Market dominance and monopoly are related, but not identical. Monopoly means one firm controls nearly the entire market, while market dominance can also describe a smaller group of firms that hold major control. A dominant firm may be powerful without being the only seller.
Market dominance means a firm or small group has enough market share to influence price, output, and competition.
A dominant firm is not just large, it has real control over how the market behaves.
Barriers to entry like patents, brand loyalty, and switching costs often help dominance last.
In Honors Economics, market dominance is usually analyzed through monopoly and oligopoly.
The biggest effects of dominance are often higher prices, fewer choices, and weaker pressure to innovate.
Market dominance is when a firm or a few firms control enough of a market to influence prices, output, and competition.
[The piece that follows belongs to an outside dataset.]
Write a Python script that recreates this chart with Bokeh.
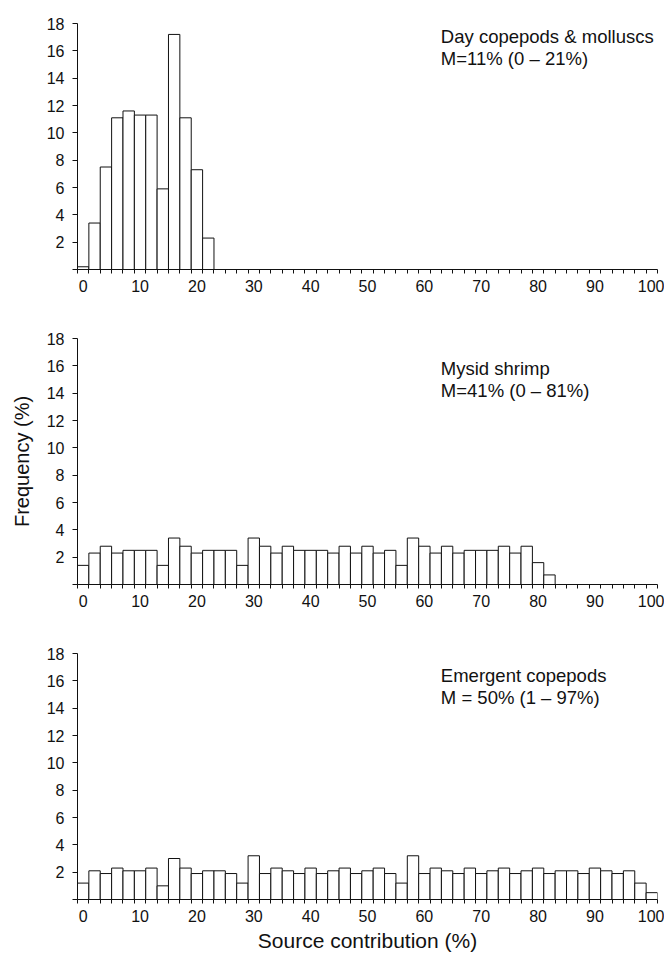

In Honors Economics, you use it to explain why some firms have market power and others do not. It often shows up in monopoly and oligopoly examples.
Not exactly. Monopoly is one firm controlling almost the whole market, while market dominance can also describe a few firms with major control. A company can be dominant without being a pure monopoly if rivals still exist but cannot challenge its power well.
Common causes include mergers, acquisitions, strong brand loyalty, patents, low costs from large-scale production, and high switching costs for consumers. These factors make it harder for new competitors to enter or gain enough customers to matter. That is why dominance often lasts unless technology or regulation changes the market.
Look for a firm with a very large market share, pricing power, and few real competitors. If the scenario says the firm can raise prices, block entry, or force rivals to react, that is a strong sign of dominance. If several firms share power, the market may be closer to an oligopoly.